╭─ GIVEN DATA
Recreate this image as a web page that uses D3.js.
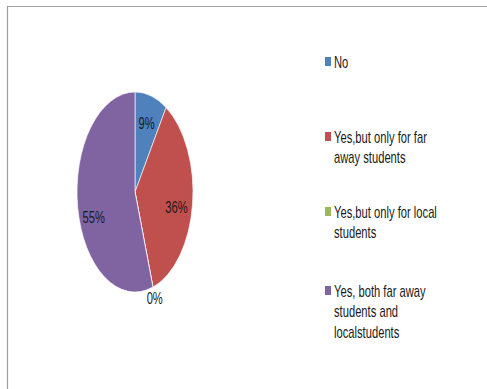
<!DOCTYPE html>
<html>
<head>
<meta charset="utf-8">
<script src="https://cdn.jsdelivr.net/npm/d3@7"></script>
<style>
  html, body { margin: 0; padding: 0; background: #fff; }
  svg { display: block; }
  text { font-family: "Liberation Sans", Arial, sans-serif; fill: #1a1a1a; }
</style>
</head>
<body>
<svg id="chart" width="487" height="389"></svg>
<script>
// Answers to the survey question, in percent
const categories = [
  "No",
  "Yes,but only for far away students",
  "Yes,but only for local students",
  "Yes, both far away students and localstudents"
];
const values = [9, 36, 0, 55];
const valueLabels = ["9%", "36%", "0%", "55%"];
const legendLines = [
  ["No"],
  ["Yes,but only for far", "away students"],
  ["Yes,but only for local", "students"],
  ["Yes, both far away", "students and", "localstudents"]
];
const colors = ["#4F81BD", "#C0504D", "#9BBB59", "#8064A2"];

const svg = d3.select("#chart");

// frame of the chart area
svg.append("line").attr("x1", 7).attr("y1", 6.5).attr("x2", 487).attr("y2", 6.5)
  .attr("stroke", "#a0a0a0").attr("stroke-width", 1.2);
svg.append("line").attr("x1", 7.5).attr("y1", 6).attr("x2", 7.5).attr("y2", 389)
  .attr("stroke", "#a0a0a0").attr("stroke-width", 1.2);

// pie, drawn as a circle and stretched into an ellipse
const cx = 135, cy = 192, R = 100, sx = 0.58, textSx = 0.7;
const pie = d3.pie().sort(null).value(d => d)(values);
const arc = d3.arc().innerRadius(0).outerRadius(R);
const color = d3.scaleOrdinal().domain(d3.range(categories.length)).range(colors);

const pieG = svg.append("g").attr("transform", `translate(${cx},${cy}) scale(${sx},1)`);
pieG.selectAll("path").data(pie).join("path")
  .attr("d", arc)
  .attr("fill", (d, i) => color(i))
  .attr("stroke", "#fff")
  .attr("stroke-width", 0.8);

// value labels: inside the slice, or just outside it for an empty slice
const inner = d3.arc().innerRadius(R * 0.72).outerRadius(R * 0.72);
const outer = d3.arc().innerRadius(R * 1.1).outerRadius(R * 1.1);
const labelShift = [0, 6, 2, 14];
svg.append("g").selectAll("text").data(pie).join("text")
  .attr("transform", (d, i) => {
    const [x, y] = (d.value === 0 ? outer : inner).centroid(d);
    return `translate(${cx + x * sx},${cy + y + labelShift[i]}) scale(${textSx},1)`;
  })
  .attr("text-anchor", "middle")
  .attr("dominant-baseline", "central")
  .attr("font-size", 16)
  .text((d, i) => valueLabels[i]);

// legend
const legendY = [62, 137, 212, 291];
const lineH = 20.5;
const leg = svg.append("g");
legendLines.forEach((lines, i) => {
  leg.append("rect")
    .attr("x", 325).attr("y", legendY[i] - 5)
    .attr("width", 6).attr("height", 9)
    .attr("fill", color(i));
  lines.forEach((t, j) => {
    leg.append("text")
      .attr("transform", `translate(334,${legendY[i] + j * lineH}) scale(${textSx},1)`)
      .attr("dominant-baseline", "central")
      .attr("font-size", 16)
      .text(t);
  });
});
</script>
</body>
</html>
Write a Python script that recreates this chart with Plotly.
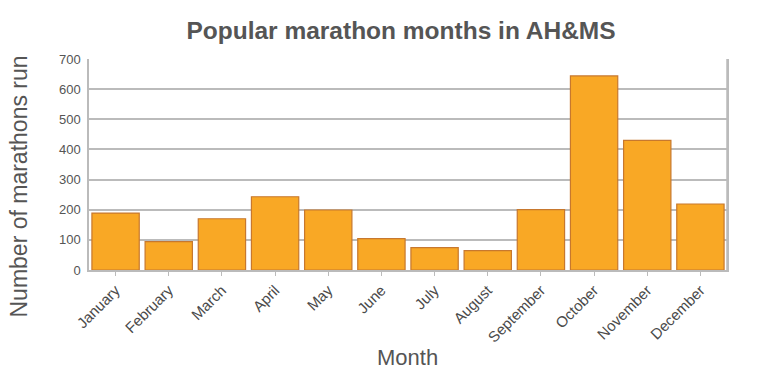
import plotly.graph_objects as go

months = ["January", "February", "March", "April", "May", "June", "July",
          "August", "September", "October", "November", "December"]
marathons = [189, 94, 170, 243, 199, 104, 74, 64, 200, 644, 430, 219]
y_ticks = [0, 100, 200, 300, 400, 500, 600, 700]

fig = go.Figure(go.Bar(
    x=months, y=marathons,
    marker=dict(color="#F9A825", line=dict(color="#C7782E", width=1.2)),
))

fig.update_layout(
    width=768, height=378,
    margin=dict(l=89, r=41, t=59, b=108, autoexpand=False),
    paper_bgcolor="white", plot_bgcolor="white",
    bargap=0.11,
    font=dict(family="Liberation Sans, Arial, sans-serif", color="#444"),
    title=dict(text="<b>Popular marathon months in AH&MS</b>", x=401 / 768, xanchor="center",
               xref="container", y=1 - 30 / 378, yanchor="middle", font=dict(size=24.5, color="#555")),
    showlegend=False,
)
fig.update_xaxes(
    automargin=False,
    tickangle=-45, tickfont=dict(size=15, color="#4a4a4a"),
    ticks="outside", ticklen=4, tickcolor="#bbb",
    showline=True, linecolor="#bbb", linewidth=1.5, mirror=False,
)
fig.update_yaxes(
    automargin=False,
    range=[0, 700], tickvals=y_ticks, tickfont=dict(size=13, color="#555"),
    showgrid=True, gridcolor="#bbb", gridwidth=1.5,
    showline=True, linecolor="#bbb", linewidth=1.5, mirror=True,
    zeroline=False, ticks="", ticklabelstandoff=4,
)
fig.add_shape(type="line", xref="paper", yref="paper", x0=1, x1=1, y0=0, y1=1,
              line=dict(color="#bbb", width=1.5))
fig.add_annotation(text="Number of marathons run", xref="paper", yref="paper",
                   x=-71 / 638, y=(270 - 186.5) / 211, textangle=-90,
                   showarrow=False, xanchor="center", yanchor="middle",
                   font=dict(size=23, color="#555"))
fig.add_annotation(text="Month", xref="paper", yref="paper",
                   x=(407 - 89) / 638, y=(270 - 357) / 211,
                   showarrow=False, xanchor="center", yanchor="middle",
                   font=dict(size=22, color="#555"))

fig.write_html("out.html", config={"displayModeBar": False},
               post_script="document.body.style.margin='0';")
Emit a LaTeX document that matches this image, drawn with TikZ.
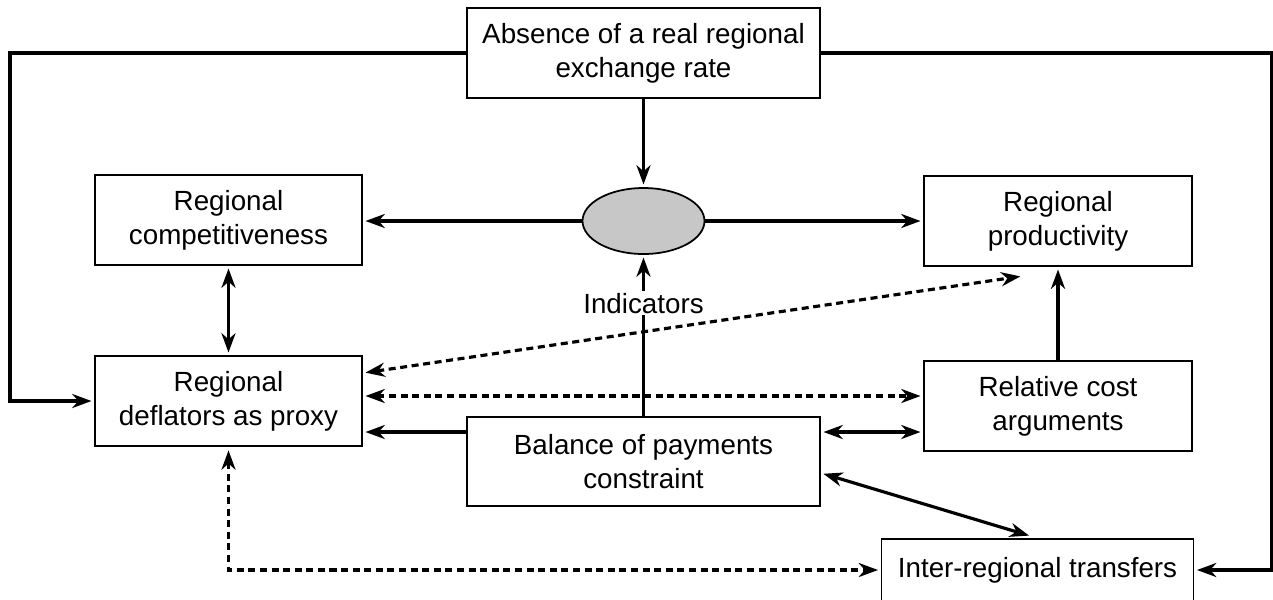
╰─
Report every line containing the word "that" from the listing above.

Recreate this image as a web page that uses D3.js.
Write a Python script that recreates this chart with Plotly.
Emit a LaTeX document that matches this image, drawn with TikZ.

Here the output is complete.